Altogether, the Panorama Ed ecosystem is crafted to inform and change student belief systems and behaviorally condition their social responses according to CASEL’s vision of culturally transformative learning.
A presenter in a Panorama Ed district leadership seminar conducted in June of this year expressed that educators are to act on the data to improve student “outcomes.” Another presenter gushed that the Panorama platform enables teachers to see that behaviors are changing, right down to the “time of the day.” A third speaker said that creating a sense of belonging is “intentional.”

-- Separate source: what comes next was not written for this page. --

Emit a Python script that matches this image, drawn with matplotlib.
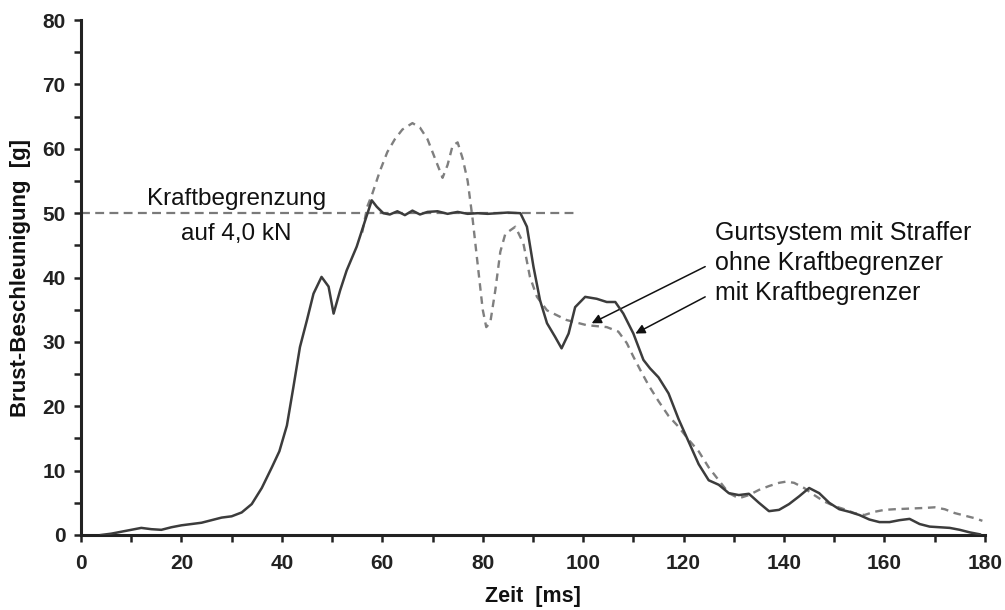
import matplotlib
matplotlib.use("Agg")
import matplotlib.pyplot as plt
from matplotlib.ticker import MultipleLocator

plt.rcParams['font.family'] = ['Liberation Sans', 'DejaVu Sans']

# Solid: mit Kraftbegrenzer
t_mit = [4, 6, 8, 10, 12, 14, 16, 18, 20, 22, 24, 26, 28, 30, 32, 34, 36, 38, 39.5, 41, 42.3,
         43.6, 45, 46.3, 47.9, 49.3, 50.3, 51.6, 52.9, 54.9, 56.6, 57.9, 58.9, 60.2, 61.5, 63,
         64.5, 66, 67.5, 69, 71, 73, 75, 77, 79, 81, 83, 85, 87.5, 88.8, 90.1, 91.4, 92.8,
         94.4, 95.7, 97.1, 98.4, 100.4, 102.7, 104.7, 106.4, 108, 110, 112, 113.3, 115, 117,
         119, 121, 123, 125, 127, 129, 131, 133, 135, 137, 139, 141, 143, 145, 147, 149, 151,
         153, 155, 157, 159, 161, 163, 165, 167, 169, 171, 173, 175, 177, 179]
a_mit = [0, 0.2, 0.5, 0.8, 1.1, 0.9, 0.8, 1.2, 1.5, 1.7, 1.9, 2.3, 2.7, 2.9, 3.5, 4.8, 7.3,
         10.5, 13.0, 17.0, 23.0, 29.2, 33.4, 37.5, 40.1, 38.6, 34.4, 38.0, 41.1, 44.8, 48.9,
         52.0, 51.0, 50.0, 49.8, 50.3, 49.7, 50.4, 49.8, 50.2, 50.3, 49.9, 50.2, 49.9, 50,
         49.9, 50, 50.1, 50, 47.9, 41.7, 36.5, 32.9, 30.8, 29.0, 31.3, 35.4, 37.0, 36.7, 36.2,
         36.2, 34.4, 31.3, 27.2, 25.9, 24.5, 22, 18, 14.5, 11, 8.5, 7.8, 6.5, 6.2, 6.4, 5.0,
         3.7, 3.9, 4.8, 6.0, 7.3, 6.5, 5.0, 4.0, 3.6, 3.1, 2.4, 2.0, 2.0, 2.3, 2.5, 1.7, 1.3,
         1.2, 1.1, 0.8, 0.4, 0.1]

# Dashed: ohne Kraftbegrenzer (identical to solid before 56 ms)
t_ohne = [56, 57, 58, 59.5, 61, 62.5, 64, 66, 67.5, 69, 70.5, 72, 73, 74, 75, 76, 77, 78, 79,
          80, 80.7, 81.5, 82.5, 83.5, 84.5, 86.5, 88.1, 89.4, 90.8, 92.8, 96.7, 100.7, 104.7,
          107, 108.7, 110, 111.4, 113, 115, 117, 119, 121, 123, 125, 127, 129, 131, 133, 135,
          137, 139, 140.5, 142, 144, 146, 148, 150, 152, 154, 156, 158, 160, 162, 165, 168,
          170, 172, 174, 176, 178, 179.5]
a_ohne = [47, 51, 53, 56.5, 59.5, 61.5, 63, 64, 63.3, 61.5, 58.5, 55.5, 57.5, 60.5, 61, 58.5,
          55, 49, 42, 35, 32.3, 33, 38, 44, 46.8, 47.9, 45.3, 40.1, 37.0, 34.9, 33.4, 32.6,
          32.3, 31.6, 29.8, 27.7, 25.6, 23.3, 20.8, 18.5, 16.8, 14.8, 13, 10.5, 8.5, 6.5, 5.7,
          6.2, 7.0, 7.6, 8.1, 8.3, 8.1, 7.3, 6.2, 5.2, 4.5, 4.0, 3.4, 3.1, 3.6, 3.9, 4.0, 4.1,
          4.2, 4.3, 4.0, 3.4, 3.0, 2.6, 2.2]

limit_level = 50
limit_range = [0, 99]

x_ticks = [0, 20, 40, 60, 80, 100, 120, 140, 160, 180]
y_ticks = [0, 10, 20, 30, 40, 50, 60, 70, 80]

fig = plt.figure(figsize=(10.05, 6.10), dpi=100)
ax = fig.add_axes([0.0806, 0.123, 0.8994, 0.844])

ax.plot(limit_range, [limit_level, limit_level], color='#7a7a7a', lw=1.6,
        linestyle=(0, (4, 2.4)), zorder=2)
ax.plot(t_ohne, a_ohne, color='#7f7f7f', lw=1.7, linestyle=(0, (3.2, 2.4)), zorder=3)
ax.plot(t_mit, a_mit, color='#3c3c3c', lw=1.8, zorder=4)

ax.set_xlim(0, 180)
ax.set_ylim(0, 80)
ax.set_xticks(x_ticks)
ax.set_yticks(y_ticks)
ax.xaxis.set_minor_locator(MultipleLocator(10))
ax.yaxis.set_minor_locator(MultipleLocator(5))
ax.tick_params(which='both', direction='out', length=5, width=1.8, color='#222222',
               labelsize=15, labelcolor='#222222')
for lab in ax.get_xticklabels() + ax.get_yticklabels():
    lab.set_fontweight('bold')
ax.tick_params(axis='x', pad=9)
ax.tick_params(axis='y', pad=6)

for s in ['top', 'right']:
    ax.spines[s].set_visible(False)
for s in ['left', 'bottom']:
    ax.spines[s].set_linewidth(2.2)
    ax.spines[s].set_color('#222222')

ax.set_xlabel('Zeit  [ms]', fontsize=15.5, fontweight='bold', color='#111111', labelpad=9)
ax.set_ylabel('Brust-Beschleunigung  [g]', fontsize=16, fontweight='bold', color='#111111',
              labelpad=8)

ax.text(30.9, 51.2, 'Kraftbegrenzung', ha='center', va='baseline', fontsize=17.5,
        color='#111111')
ax.text(30.9, 45.8, 'auf 4,0 kN', ha='center', va='baseline', fontsize=17.5, color='#111111')

ax.text(126.3, 45.8, 'Gurtsystem mit Straffer', ha='left', va='baseline', fontsize=18,
        color='#111111')
ax.text(126.3, 41.15, 'ohne Kraftbegrenzer', ha='left', va='baseline', fontsize=18,
        color='#111111')
ax.text(126.3, 36.5, 'mit Kraftbegrenzer', ha='left', va='baseline', fontsize=18,
        color='#111111')

arrowprops = dict(arrowstyle='-|>', color='#111111', lw=1.1, mutation_scale=14,
                  shrinkA=0, shrinkB=0)
ax.annotate('', xy=(101.7, 32.9), xytext=(124.3, 41.7), arrowprops=arrowprops)
ax.annotate('', xy=(110.4, 31.3), xytext=(124.3, 37.0), arrowprops=arrowprops)

fig.savefig('out.png', dpi=100)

Can we see what is happening right in front of our own eyes? The amount of scope creep in the public schools’ scholastic mission has expanded the tentacled reach of the state into the most personal of personal spaces—our children’s minds and hearts.

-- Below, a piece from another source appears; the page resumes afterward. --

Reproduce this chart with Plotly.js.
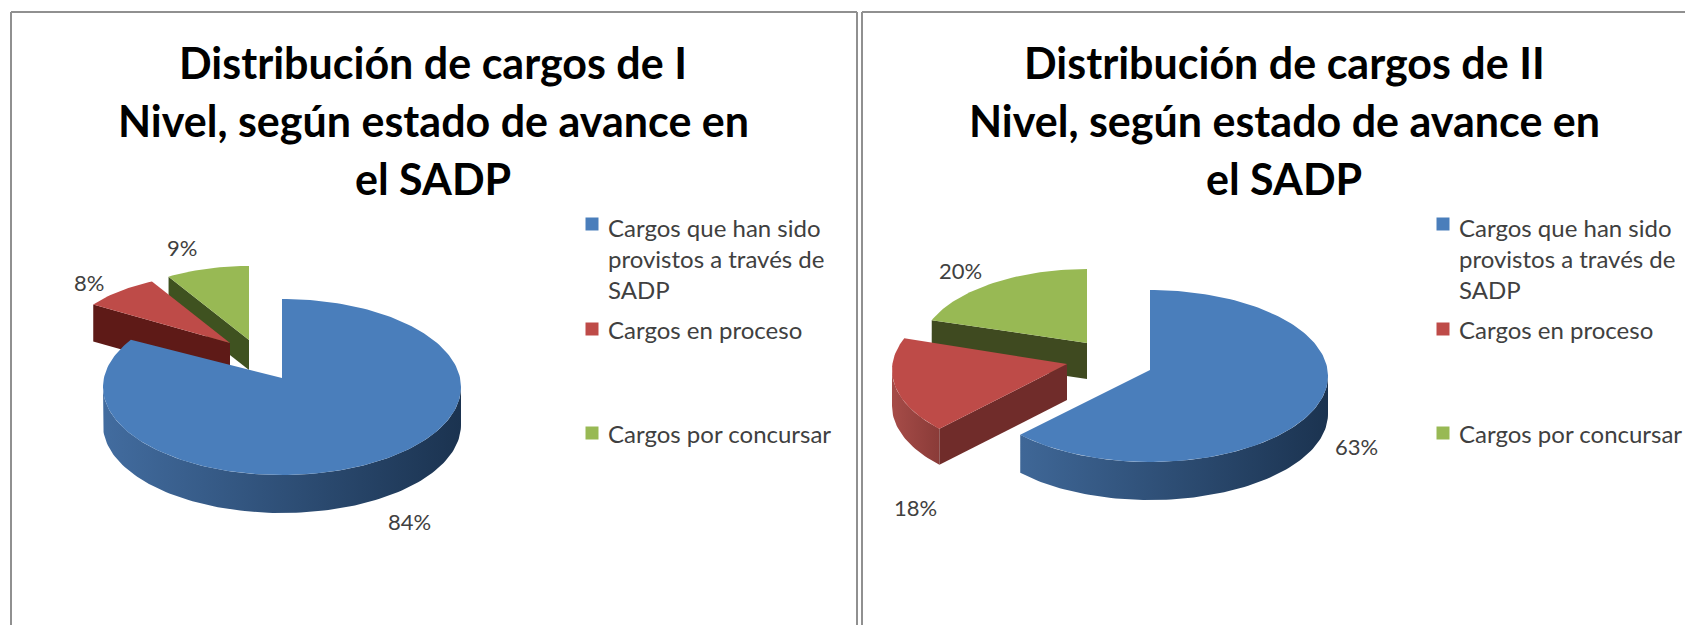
<!DOCTYPE html>
<html><head><meta charset="utf-8">
<script src="https://cdn.plot.ly/plotly-3.0.1.min.js"></script>
<style>html,body{margin:0;padding:0;background:#fff}#c{width:1685px;height:625px}</style></head>
<body><div id="c"></div>
<script>
// ---- data ----
const categories = ["Cargos que han sido<br>provistos a través de<br>SADP", "Cargos en proceso", "Cargos por concursar"];
const valuesI  = [84, 8, 9];
const valuesII = [63, 18, 20];
const titleI  = ["Distribución de cargos de I", "Nivel, según estado de avance en", "el SADP"];
const titleII = ["Distribución de cargos de II", "Nivel, según estado de avance en", "el SADP"];

// ---- styling / layout (pixel space) ----
const colors = ["#4a7ebb", "#be4b48", "#98b954"];
const wallI  = [["#426c9f","#1b3350"], ["#5e1a17","#5e1a17"], ["#3f5220","#3f5220"]];
const wallII = [["#3f6797","#1b3350"], ["#a64c48","#8a3b38"], ["#3f4a20","#3f4a20"]];
const faceI  = ["#2c4a70", "#5e1a17", "#3f5220"];
const faceII = ["#2c4a70", "#702c2a", "#3f4a20"];
// for each slice: ellipse centre, radii, apex and depth
const geoI = [
  {cx:282, cy:387, rx:179, ry:88, ax:282, ay:378, d:38},
  {cx:230, cy:341, rx:162, ry:68, ax:230, ay:343, d:37},
  {cx:249, cy:352, rx:167, ry:86, ax:249, ay:340, d:30}];
const geoII = [
  {cx:1150, cy:376, rx:178, ry:86, ax:1150, ay:370, d:38},
  {cx:1067, cy:370, rx:175, ry:86, ax:1067, ay:364, d:36},
  {cx:1087, cy:350, rx:167, ry:81, ax:1087, ay:343, d:36}];
const labelPosI  = [[409,521],[89,282],[182,247]];
const labelPosII = [[1356,446],[915,507],[960,270]];
const titleXI = 433, titleXII = 1284, titleY = [62,120,178];
const legendSwatchXI = 592, legendSwatchXII = 1443, legendTextGap = 14;
const legendSwatchY = [224,329,433], legendTextY = [258,329,433];

const traces = [], annotations = [];
const rad = Math.PI/180;
function pt(g,t){ return [g.cx + g.rx*Math.sin(t*rad), g.cy - g.ry*Math.cos(t*rad)]; }
function arc(g,a,b,off){ const p=[]; const n=Math.max(2,Math.ceil(Math.abs(b-a)/1.5));
  for(let i=0;i<=n;i++){ const q=pt(g,a+(b-a)*i/n); p.push([q[0],q[1]+off]); } return p; }
function poly(pts,opt){ traces.push(Object.assign({type:'scatter',mode:'lines',x:pts.map(p=>p[0]),y:pts.map(p=>p[1]),
  fill:'toself',line:{width:0},hoverinfo:'skip',showlegend:false},opt)); }

function drawPie(values,geo,wall,face,labelPos,swatchX){
  let c=0; const rng=values.map(v=>{const a=c; c=Math.min(100,c+v); return [a*3.6,c*3.6];});
  // back slices first, largest slice on top
  [2,1,0].forEach(i=>{
    const g=geo[i],[a,b]=rng[i];
    // outer wall (visible front half of the rim)
    const s=Math.max(a,90), e=Math.min(b,270);
    if(e>s){ const top=arc(g,s,e,0), bot=arc(g,s,e,g.d).reverse();
      poly(top.concat(bot),{fillcolor:wall[i][0],fillgradient:{type:'horizontal',colorscale:[[0,wall[i][0]],[1,wall[i][1]]]}}); }
    // cut face at the leading edge
    if(a>180){ const q=pt(g,a);
      poly([[g.ax,g.ay],q,[q[0],q[1]+g.d],[g.ax,g.ay+g.d]],{fillcolor:face[i]}); }
    // top face
    poly([[g.ax,g.ay]].concat(arc(g,a,b,0)),{fillcolor:colors[i]});
  });
  values.forEach((v,i)=>annotations.push({x:labelPos[i][0],y:labelPos[i][1],xref:'x',yref:'y',text:v+'%',showarrow:false,
    font:{family:'Lato, sans-serif',size:22,color:'#404040'}}));
  categories.forEach((n,i)=>{
    traces.push({type:'scatter',mode:'markers',x:[swatchX],y:[legendSwatchY[i]],name:n.replace(/<br>/g,' '),showlegend:false,
      hoverinfo:'skip',marker:{symbol:'square',size:13,color:colors[i]}});
    annotations.push({x:swatchX+legendTextGap,y:legendTextY[i],xref:'x',yref:'y',xanchor:'left',align:'left',text:n,showarrow:false,
      font:{family:'Lato, sans-serif',size:24,color:'#404040'}});
  });
}
drawPie(valuesI,geoI,wallI,faceI,labelPosI,legendSwatchXI);
drawPie(valuesII,geoII,wallII,faceII,labelPosII,legendSwatchXII);

function drawTitle(lines,x){ lines.forEach((t,i)=>annotations.push({x:x,y:titleY[i],xref:'x',yref:'y',text:'<b>'+t+'</b>',showarrow:false,
  font:{family:'Lato, sans-serif',size:43,color:'#000'}})); }
drawTitle(titleI,titleXI); drawTitle(titleII,titleXII);

const frame={color:'#909090',width:2};
const shapes=[
 {type:'line',xref:'x',yref:'y',x0:11,x1:857,y0:12,y1:12,line:frame},
 {type:'line',xref:'x',yref:'y',x0:11,x1:11,y0:12,y1:625,line:frame},
 {type:'line',xref:'x',yref:'y',x0:857,x1:857,y0:12,y1:625,line:frame},
 {type:'line',xref:'x',yref:'y',x0:862,x1:1685,y0:12,y1:12,line:frame},
 {type:'line',xref:'x',yref:'y',x0:862,x1:862,y0:12,y1:625,line:frame}];

Plotly.newPlot('c',traces,{
  width:1685,height:625,margin:{l:0,r:0,t:0,b:0},paper_bgcolor:'#fff',plot_bgcolor:'#fff',showlegend:false,
  xaxis:{range:[0,1685],visible:false,fixedrange:true},
  yaxis:{range:[625,0],visible:false,fixedrange:true},
  annotations:annotations,shapes:shapes
},{staticPlot:true,displayModeBar:false});
</script></body></html>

It should go without saying that parents must exercise their right to opt-out of SEL surveys and the like, but opting-out doesn’t change the fact that the system has devised many ways to extract and inject the same corrupt data from and into our children all the same. Parents have ceded too much control in the name of “being nice” to people who are doing some very not nice things to our children.
Reasonable adults can agree that allowing others to manipulate our children’s souls in the name of safety is simply wrong. Author C.S. Lewis was on to something when he wrote:
“Of all the tyrannies, a tyranny sincerely exercised for the good of its victims may be the most oppressive… those who torment us for our own good will torment us without end, for they do so with the approval of their own conscience.”